■ EXERCISE TASK
Write out the whole listing again, exactly as given.

-- -- --

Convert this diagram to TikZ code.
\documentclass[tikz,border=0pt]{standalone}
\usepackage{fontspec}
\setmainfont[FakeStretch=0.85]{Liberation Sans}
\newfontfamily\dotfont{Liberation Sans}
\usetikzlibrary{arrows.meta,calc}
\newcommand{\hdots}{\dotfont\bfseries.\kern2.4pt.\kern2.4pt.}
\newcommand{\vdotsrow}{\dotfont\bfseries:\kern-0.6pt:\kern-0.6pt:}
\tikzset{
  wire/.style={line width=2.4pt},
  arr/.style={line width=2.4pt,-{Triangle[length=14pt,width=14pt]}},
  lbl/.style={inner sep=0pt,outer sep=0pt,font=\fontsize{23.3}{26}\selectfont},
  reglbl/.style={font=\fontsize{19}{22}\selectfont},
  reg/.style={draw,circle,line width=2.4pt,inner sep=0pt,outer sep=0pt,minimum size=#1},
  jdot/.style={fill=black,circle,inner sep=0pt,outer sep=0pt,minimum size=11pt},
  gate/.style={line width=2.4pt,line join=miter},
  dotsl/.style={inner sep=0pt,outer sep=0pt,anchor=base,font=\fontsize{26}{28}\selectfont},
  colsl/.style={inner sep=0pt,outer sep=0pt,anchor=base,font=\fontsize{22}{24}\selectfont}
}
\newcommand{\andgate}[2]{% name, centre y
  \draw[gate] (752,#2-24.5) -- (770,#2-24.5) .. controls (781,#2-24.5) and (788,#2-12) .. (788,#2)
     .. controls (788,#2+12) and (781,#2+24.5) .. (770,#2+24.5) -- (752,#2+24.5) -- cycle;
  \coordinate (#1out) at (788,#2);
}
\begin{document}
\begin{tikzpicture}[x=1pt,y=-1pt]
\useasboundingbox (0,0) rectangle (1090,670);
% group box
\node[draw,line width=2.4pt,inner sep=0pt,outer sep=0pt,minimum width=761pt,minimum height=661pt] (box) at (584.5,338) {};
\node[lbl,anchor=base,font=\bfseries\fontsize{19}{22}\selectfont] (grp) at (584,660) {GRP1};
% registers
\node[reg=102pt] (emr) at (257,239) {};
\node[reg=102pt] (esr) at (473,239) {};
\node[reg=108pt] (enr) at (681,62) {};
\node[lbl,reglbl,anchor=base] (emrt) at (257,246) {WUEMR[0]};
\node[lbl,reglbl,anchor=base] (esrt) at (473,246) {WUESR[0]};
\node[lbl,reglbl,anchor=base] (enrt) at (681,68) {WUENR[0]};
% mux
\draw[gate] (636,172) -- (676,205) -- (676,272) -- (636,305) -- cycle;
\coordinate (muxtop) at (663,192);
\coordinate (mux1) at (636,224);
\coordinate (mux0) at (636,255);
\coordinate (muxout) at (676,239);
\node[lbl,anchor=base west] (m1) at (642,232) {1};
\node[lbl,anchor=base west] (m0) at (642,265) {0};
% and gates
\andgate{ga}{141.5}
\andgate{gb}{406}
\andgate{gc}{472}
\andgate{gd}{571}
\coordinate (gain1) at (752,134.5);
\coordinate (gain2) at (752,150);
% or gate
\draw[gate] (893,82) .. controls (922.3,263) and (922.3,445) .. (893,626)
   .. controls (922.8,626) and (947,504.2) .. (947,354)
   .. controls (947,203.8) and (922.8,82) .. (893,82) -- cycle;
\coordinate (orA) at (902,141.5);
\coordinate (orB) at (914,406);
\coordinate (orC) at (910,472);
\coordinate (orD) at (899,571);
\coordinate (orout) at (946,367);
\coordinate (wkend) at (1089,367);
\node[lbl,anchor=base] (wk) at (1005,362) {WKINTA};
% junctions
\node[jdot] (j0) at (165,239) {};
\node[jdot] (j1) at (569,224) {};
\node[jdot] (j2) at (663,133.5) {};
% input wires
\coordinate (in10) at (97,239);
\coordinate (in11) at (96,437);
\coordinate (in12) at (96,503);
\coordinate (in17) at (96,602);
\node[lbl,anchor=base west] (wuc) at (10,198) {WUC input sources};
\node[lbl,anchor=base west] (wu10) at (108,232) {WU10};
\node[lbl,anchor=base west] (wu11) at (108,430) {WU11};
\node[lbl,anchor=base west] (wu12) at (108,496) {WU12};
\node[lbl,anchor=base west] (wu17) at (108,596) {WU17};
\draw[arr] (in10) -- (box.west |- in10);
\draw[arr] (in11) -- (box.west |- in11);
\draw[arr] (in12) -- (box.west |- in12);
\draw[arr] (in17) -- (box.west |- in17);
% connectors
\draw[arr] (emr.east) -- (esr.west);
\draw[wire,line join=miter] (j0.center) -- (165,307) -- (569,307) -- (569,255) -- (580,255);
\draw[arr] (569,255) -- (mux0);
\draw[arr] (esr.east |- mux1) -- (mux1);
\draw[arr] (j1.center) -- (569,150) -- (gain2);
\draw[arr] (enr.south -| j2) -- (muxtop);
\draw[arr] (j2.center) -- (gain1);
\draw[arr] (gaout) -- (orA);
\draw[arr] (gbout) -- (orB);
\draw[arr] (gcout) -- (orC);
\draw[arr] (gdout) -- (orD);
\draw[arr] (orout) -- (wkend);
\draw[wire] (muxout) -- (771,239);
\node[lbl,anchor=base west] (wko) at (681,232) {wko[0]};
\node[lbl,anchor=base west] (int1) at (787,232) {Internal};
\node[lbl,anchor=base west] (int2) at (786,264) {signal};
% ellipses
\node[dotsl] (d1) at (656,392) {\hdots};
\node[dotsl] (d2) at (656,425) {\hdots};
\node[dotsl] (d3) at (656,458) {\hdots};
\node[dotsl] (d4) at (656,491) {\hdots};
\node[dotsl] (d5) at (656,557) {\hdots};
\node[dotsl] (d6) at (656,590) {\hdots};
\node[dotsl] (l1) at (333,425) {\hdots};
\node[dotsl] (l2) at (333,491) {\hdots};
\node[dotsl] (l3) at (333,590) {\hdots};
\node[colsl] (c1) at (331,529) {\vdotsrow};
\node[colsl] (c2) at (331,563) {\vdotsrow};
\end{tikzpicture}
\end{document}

-- -- --

■ EXERCISE SOLUTION
Convert this diagram to TikZ code.
\documentclass[tikz,border=0pt]{standalone}
\usepackage{fontspec}
\setmainfont[FakeStretch=0.85]{Liberation Sans}
\newfontfamily\dotfont{Liberation Sans}
\usetikzlibrary{arrows.meta,calc}
\newcommand{\hdots}{\dotfont\bfseries.\kern2.4pt.\kern2.4pt.}
\newcommand{\vdotsrow}{\dotfont\bfseries:\kern-0.6pt:\kern-0.6pt:}
\tikzset{
  wire/.style={line width=2.4pt},
  arr/.style={line width=2.4pt,-{Triangle[length=14pt,width=14pt]}},
  lbl/.style={inner sep=0pt,outer sep=0pt,font=\fontsize{23.3}{26}\selectfont},
  reglbl/.style={font=\fontsize{19}{22}\selectfont},
  reg/.style={draw,circle,line width=2.4pt,inner sep=0pt,outer sep=0pt,minimum size=#1},
  jdot/.style={fill=black,circle,inner sep=0pt,outer sep=0pt,minimum size=11pt},
  gate/.style={line width=2.4pt,line join=miter},
  dotsl/.style={inner sep=0pt,outer sep=0pt,anchor=base,font=\fontsize{26}{28}\selectfont},
  colsl/.style={inner sep=0pt,outer sep=0pt,anchor=base,font=\fontsize{22}{24}\selectfont}
}
\newcommand{\andgate}[2]{% name, centre y
  \draw[gate] (752,#2-24.5) -- (770,#2-24.5) .. controls (781,#2-24.5) and (788,#2-12) .. (788,#2)
     .. controls (788,#2+12) and (781,#2+24.5) .. (770,#2+24.5) -- (752,#2+24.5) -- cycle;
  \coordinate (#1out) at (788,#2);
}
\begin{document}
\begin{tikzpicture}[x=1pt,y=-1pt]
\useasboundingbox (0,0) rectangle (1090,670);
% group box
\node[draw,line width=2.4pt,inner sep=0pt,outer sep=0pt,minimum width=761pt,minimum height=661pt] (box) at (584.5,338) {};
\node[lbl,anchor=base,font=\bfseries\fontsize{19}{22}\selectfont] (grp) at (584,660) {GRP1};
% registers
\node[reg=102pt] (emr) at (257,239) {};
\node[reg=102pt] (esr) at (473,239) {};
\node[reg=108pt] (enr) at (681,62) {};
\node[lbl,reglbl,anchor=base] (emrt) at (257,246) {WUEMR[0]};
\node[lbl,reglbl,anchor=base] (esrt) at (473,246) {WUESR[0]};
\node[lbl,reglbl,anchor=base] (enrt) at (681,68) {WUENR[0]};
% mux
\draw[gate] (636,172) -- (676,205) -- (676,272) -- (636,305) -- cycle;
\coordinate (muxtop) at (663,192);
\coordinate (mux1) at (636,224);
\coordinate (mux0) at (636,255);
\coordinate (muxout) at (676,239);
\node[lbl,anchor=base west] (m1) at (642,232) {1};
\node[lbl,anchor=base west] (m0) at (642,265) {0};
% and gates
\andgate{ga}{141.5}
\andgate{gb}{406}
\andgate{gc}{472}
\andgate{gd}{571}
\coordinate (gain1) at (752,134.5);
\coordinate (gain2) at (752,150);
% or gate
\draw[gate] (893,82) .. controls (922.3,263) and (922.3,445) .. (893,626)
   .. controls (922.8,626) and (947,504.2) .. (947,354)
   .. controls (947,203.8) and (922.8,82) .. (893,82) -- cycle;
\coordinate (orA) at (902,141.5);
\coordinate (orB) at (914,406);
\coordinate (orC) at (910,472);
\coordinate (orD) at (899,571);
\coordinate (orout) at (946,367);
\coordinate (wkend) at (1089,367);
\node[lbl,anchor=base] (wk) at (1005,362) {WKINTA};
% junctions
\node[jdot] (j0) at (165,239) {};
\node[jdot] (j1) at (569,224) {};
\node[jdot] (j2) at (663,133.5) {};
% input wires
\coordinate (in10) at (97,239);
\coordinate (in11) at (96,437);
\coordinate (in12) at (96,503);
\coordinate (in17) at (96,602);
\node[lbl,anchor=base west] (wuc) at (10,198) {WUC input sources};
\node[lbl,anchor=base west] (wu10) at (108,232) {WU10};
\node[lbl,anchor=base west] (wu11) at (108,430) {WU11};
\node[lbl,anchor=base west] (wu12) at (108,496) {WU12};
\node[lbl,anchor=base west] (wu17) at (108,596) {WU17};
\draw[arr] (in10) -- (box.west |- in10);
\draw[arr] (in11) -- (box.west |- in11);
\draw[arr] (in12) -- (box.west |- in12);
\draw[arr] (in17) -- (box.west |- in17);
% connectors
\draw[arr] (emr.east) -- (esr.west);
\draw[wire,line join=miter] (j0.center) -- (165,307) -- (569,307) -- (569,255) -- (580,255);
\draw[arr] (569,255) -- (mux0);
\draw[arr] (esr.east |- mux1) -- (mux1);
\draw[arr] (j1.center) -- (569,150) -- (gain2);
\draw[arr] (enr.south -| j2) -- (muxtop);
\draw[arr] (j2.center) -- (gain1);
\draw[arr] (gaout) -- (orA);
\draw[arr] (gbout) -- (orB);
\draw[arr] (gcout) -- (orC);
\draw[arr] (gdout) -- (orD);
\draw[arr] (orout) -- (wkend);
\draw[wire] (muxout) -- (771,239);
\node[lbl,anchor=base west] (wko) at (681,232) {wko[0]};
\node[lbl,anchor=base west] (int1) at (787,232) {Internal};
\node[lbl,anchor=base west] (int2) at (786,264) {signal};
% ellipses
\node[dotsl] (d1) at (656,392) {\hdots};
\node[dotsl] (d2) at (656,425) {\hdots};
\node[dotsl] (d3) at (656,458) {\hdots};
\node[dotsl] (d4) at (656,491) {\hdots};
\node[dotsl] (d5) at (656,557) {\hdots};
\node[dotsl] (d6) at (656,590) {\hdots};
\node[dotsl] (l1) at (333,425) {\hdots};
\node[dotsl] (l2) at (333,491) {\hdots};
\node[dotsl] (l3) at (333,590) {\hdots};
\node[colsl] (c1) at (331,529) {\vdotsrow};
\node[colsl] (c2) at (331,563) {\vdotsrow};
\end{tikzpicture}
\end{document}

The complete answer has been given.